>> START Provided entries

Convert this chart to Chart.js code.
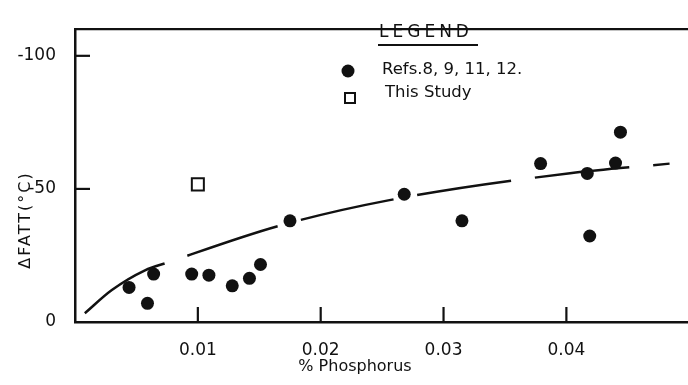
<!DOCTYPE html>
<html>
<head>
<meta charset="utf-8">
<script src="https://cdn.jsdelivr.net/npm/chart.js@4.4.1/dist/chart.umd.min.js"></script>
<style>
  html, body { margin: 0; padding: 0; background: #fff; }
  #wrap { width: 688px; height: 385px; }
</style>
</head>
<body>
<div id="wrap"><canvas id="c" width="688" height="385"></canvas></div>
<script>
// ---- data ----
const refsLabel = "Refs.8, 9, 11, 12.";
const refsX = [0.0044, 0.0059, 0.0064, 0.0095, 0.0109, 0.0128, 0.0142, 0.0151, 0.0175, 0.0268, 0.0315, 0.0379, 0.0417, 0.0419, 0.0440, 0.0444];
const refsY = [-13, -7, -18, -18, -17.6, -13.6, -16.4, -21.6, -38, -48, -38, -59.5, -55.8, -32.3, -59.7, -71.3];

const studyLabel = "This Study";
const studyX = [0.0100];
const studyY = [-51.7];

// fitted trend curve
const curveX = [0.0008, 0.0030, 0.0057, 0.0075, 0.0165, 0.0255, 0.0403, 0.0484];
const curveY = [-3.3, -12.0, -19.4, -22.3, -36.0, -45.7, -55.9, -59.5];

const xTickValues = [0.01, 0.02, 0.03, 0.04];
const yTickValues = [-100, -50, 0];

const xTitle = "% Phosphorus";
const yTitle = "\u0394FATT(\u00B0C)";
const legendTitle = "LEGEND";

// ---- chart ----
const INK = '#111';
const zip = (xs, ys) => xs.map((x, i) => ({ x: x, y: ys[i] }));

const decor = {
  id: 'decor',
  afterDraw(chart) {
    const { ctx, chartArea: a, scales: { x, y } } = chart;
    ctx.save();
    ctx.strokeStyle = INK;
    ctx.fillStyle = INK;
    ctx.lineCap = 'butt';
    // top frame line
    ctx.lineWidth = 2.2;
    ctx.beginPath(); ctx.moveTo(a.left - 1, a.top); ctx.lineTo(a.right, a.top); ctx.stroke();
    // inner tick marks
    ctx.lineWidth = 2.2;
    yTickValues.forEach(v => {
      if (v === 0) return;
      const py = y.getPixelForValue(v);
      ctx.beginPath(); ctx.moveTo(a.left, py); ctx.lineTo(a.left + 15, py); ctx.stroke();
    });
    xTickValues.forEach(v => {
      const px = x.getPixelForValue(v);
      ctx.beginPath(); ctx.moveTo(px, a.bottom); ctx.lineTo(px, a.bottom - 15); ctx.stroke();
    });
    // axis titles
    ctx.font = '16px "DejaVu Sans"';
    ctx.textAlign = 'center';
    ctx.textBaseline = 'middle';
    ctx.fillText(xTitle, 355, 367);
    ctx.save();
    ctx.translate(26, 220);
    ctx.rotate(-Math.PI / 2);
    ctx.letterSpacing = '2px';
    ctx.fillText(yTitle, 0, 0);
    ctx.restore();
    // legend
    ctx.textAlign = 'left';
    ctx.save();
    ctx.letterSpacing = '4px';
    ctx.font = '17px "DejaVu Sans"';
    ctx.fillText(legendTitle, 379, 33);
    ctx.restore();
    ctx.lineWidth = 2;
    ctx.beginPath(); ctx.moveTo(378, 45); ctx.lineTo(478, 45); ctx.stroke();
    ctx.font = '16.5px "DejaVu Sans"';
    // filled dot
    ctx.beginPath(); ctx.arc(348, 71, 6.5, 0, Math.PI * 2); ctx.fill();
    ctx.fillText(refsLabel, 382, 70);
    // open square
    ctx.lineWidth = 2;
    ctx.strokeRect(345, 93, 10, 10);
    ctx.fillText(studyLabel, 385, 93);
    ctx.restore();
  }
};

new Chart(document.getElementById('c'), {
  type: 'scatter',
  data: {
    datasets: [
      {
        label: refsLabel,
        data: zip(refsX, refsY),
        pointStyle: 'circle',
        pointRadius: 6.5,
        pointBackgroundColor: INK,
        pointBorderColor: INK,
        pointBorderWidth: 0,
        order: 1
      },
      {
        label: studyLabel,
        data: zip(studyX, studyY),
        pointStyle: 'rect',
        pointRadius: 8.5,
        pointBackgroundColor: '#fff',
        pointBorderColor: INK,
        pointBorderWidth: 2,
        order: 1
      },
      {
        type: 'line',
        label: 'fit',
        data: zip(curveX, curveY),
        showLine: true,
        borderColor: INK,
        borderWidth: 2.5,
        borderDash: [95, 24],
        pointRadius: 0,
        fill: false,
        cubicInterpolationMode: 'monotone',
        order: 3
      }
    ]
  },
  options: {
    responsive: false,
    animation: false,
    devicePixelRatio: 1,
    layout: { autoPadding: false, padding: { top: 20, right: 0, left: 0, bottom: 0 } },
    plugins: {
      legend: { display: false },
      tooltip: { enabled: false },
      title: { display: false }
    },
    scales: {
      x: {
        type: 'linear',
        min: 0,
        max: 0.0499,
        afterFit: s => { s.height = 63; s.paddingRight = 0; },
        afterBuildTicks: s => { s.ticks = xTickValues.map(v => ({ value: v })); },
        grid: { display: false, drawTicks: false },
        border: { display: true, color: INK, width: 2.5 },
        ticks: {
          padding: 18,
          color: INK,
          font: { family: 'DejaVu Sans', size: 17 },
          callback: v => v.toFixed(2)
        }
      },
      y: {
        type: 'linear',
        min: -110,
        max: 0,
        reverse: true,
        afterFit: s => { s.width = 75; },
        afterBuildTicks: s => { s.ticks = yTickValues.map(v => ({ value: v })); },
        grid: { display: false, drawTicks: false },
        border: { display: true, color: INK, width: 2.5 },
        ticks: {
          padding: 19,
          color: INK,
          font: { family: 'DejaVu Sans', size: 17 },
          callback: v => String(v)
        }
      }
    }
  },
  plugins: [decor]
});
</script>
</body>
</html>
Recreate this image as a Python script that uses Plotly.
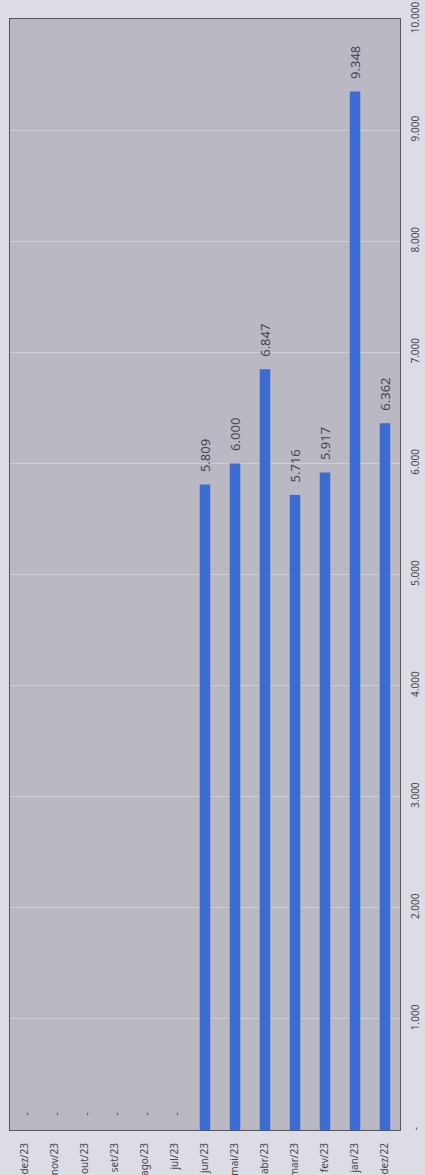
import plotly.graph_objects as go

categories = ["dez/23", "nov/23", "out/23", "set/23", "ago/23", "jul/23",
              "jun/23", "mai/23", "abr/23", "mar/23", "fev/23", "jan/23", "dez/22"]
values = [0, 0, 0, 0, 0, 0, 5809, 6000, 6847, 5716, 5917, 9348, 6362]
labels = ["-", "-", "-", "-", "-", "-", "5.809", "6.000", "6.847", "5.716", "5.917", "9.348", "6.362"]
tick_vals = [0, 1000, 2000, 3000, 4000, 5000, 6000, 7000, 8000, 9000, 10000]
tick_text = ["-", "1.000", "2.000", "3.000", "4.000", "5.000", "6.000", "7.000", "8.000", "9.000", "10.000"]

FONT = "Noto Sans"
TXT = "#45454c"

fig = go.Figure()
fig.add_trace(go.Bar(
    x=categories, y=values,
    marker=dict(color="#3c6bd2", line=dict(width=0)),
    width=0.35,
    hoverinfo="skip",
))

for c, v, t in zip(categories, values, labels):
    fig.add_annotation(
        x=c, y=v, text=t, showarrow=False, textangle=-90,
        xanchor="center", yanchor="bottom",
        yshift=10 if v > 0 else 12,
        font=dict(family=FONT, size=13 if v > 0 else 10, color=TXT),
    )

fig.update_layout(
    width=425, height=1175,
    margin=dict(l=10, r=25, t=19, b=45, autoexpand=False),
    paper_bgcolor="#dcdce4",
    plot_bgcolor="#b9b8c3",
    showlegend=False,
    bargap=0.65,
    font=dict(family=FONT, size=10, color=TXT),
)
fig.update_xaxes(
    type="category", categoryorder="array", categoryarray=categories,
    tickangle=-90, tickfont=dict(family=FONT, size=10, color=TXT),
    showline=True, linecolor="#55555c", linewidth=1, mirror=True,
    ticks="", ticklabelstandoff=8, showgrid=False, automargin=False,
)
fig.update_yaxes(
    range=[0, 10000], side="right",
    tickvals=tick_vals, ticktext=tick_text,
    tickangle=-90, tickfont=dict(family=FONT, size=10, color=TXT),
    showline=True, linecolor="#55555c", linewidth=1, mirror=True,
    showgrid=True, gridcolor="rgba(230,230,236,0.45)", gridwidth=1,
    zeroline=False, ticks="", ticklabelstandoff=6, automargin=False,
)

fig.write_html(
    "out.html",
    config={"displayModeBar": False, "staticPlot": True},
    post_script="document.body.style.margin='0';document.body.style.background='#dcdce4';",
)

>> END Provided entries
>> START Provided entries

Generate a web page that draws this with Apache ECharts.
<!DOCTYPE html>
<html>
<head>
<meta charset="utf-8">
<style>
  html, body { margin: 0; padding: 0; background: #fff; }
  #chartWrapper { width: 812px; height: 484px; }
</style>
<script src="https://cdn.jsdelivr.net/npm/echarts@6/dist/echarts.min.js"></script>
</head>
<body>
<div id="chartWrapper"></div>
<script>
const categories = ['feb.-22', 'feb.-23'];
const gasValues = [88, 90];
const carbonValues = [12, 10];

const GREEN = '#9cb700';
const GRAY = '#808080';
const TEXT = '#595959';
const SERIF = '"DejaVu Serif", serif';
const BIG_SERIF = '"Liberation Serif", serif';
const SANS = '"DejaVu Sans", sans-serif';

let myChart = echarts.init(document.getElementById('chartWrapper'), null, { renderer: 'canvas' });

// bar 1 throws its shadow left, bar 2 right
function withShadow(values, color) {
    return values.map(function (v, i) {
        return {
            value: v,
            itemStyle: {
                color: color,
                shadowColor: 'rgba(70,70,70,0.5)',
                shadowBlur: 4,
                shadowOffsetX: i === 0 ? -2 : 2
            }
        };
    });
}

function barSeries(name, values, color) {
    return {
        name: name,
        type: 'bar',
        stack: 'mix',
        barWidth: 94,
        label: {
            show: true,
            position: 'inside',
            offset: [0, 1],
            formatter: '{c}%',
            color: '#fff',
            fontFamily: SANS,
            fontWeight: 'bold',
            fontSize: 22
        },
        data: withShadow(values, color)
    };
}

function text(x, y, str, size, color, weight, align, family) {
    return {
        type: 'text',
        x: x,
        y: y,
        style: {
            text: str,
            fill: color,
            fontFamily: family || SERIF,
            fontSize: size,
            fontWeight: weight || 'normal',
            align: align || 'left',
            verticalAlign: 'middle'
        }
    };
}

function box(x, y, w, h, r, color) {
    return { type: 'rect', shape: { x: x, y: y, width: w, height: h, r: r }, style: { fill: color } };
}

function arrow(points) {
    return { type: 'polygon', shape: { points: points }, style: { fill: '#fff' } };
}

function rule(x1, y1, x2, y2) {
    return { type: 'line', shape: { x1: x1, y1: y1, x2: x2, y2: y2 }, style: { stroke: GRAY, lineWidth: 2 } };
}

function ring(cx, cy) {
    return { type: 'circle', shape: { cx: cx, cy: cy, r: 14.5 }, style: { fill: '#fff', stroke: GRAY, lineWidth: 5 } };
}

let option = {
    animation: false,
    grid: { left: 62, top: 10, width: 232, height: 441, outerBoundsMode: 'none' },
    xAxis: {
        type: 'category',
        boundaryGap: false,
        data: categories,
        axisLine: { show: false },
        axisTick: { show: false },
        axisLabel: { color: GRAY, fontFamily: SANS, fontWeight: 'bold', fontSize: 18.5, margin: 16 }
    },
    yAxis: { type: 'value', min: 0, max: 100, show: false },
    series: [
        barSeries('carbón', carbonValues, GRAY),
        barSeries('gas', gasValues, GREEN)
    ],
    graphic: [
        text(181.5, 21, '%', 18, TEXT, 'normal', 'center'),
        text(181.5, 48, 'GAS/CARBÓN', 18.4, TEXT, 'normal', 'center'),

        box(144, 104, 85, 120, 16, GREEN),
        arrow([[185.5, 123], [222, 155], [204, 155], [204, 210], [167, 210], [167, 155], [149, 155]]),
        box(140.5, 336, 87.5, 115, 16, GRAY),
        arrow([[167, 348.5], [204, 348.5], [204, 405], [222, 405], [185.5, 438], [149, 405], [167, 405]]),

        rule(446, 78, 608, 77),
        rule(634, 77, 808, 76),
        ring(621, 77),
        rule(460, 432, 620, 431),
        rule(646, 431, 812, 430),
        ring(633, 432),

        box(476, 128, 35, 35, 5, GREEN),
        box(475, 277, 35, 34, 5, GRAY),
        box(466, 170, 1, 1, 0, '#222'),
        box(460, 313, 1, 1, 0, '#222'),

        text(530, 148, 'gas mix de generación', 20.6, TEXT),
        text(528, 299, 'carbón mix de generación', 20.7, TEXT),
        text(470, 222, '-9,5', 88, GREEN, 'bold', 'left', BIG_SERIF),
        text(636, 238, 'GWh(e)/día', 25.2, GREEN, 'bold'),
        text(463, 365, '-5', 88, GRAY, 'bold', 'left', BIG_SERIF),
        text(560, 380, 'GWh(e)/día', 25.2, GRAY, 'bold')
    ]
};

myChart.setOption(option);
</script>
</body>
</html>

>> END Provided entries
>> START Provided entries

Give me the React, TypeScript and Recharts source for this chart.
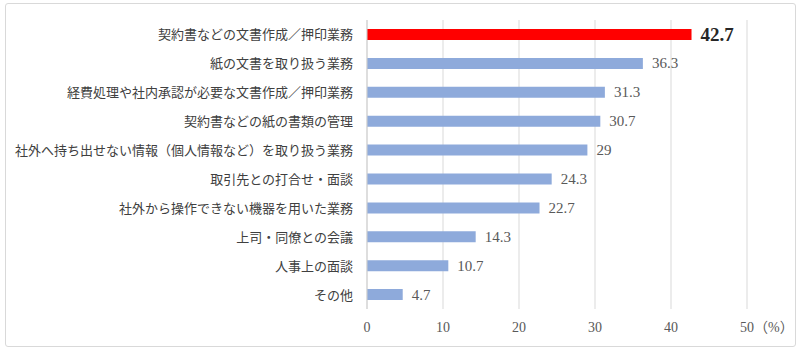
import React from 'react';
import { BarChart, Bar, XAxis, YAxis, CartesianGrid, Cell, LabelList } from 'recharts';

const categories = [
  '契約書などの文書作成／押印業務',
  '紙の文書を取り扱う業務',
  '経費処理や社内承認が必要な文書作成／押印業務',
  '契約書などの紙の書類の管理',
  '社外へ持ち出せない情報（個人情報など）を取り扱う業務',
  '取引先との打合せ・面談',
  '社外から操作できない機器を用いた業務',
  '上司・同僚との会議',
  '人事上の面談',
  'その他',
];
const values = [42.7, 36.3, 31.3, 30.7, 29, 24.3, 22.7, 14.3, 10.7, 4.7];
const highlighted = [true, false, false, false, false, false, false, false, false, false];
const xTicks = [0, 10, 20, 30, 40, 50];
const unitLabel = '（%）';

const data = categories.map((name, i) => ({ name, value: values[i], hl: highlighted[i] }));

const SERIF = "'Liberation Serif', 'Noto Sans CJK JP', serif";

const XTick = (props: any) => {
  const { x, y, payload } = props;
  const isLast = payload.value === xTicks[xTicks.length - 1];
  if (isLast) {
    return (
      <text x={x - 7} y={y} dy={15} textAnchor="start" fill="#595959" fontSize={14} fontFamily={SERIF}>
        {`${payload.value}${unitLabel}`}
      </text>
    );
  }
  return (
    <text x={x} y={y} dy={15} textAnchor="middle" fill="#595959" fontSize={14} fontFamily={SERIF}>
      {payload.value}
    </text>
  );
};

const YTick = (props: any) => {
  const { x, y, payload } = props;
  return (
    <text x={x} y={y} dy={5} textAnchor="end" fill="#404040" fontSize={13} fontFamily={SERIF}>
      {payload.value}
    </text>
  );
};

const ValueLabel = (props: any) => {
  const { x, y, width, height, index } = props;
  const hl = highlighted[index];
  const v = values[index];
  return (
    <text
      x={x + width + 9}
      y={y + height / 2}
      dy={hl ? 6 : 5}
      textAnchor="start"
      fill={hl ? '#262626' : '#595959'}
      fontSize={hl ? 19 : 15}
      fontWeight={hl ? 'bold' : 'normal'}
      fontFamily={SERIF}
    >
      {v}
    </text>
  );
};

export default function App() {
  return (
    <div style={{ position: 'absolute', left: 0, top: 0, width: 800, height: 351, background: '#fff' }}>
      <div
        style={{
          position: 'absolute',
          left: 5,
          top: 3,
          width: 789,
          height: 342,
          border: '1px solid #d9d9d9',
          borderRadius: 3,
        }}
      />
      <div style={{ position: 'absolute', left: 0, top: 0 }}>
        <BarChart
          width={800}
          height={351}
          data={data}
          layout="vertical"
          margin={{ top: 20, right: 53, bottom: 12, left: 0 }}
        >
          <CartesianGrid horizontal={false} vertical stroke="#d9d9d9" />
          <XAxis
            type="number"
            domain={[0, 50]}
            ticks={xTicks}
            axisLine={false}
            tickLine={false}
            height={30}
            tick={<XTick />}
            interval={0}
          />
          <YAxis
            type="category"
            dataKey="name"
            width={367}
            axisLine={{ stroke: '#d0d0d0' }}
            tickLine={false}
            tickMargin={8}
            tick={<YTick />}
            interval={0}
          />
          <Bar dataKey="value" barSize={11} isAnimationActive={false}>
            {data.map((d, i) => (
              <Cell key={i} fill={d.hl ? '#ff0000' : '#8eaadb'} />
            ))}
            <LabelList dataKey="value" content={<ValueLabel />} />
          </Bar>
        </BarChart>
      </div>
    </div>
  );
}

>> END Provided entries

▶ [Request]: Only the lines from the one holding "Give me the" to the one holding "Serif', 'Noto Sans" should be returned, both included and exactly as written, with no pictures.

▶ [Solved exercise]:
Give me the React, TypeScript and Recharts source for this chart.
import React from 'react';
import { BarChart, Bar, XAxis, YAxis, CartesianGrid, Cell, LabelList } from 'recharts';

const categories = [
  '契約書などの文書作成／押印業務',
  '紙の文書を取り扱う業務',
  '経費処理や社内承認が必要な文書作成／押印業務',
  '契約書などの紙の書類の管理',
  '社外へ持ち出せない情報（個人情報など）を取り扱う業務',
  '取引先との打合せ・面談',
  '社外から操作できない機器を用いた業務',
  '上司・同僚との会議',
  '人事上の面談',
  'その他',
];
const values = [42.7, 36.3, 31.3, 30.7, 29, 24.3, 22.7, 14.3, 10.7, 4.7];
const highlighted = [true, false, false, false, false, false, false, false, false, false];
const xTicks = [0, 10, 20, 30, 40, 50];
const unitLabel = '（%）';

const data = categories.map((name, i) => ({ name, value: values[i], hl: highlighted[i] }));

const SERIF = "'Liberation Serif', 'Noto Sans CJK JP', serif";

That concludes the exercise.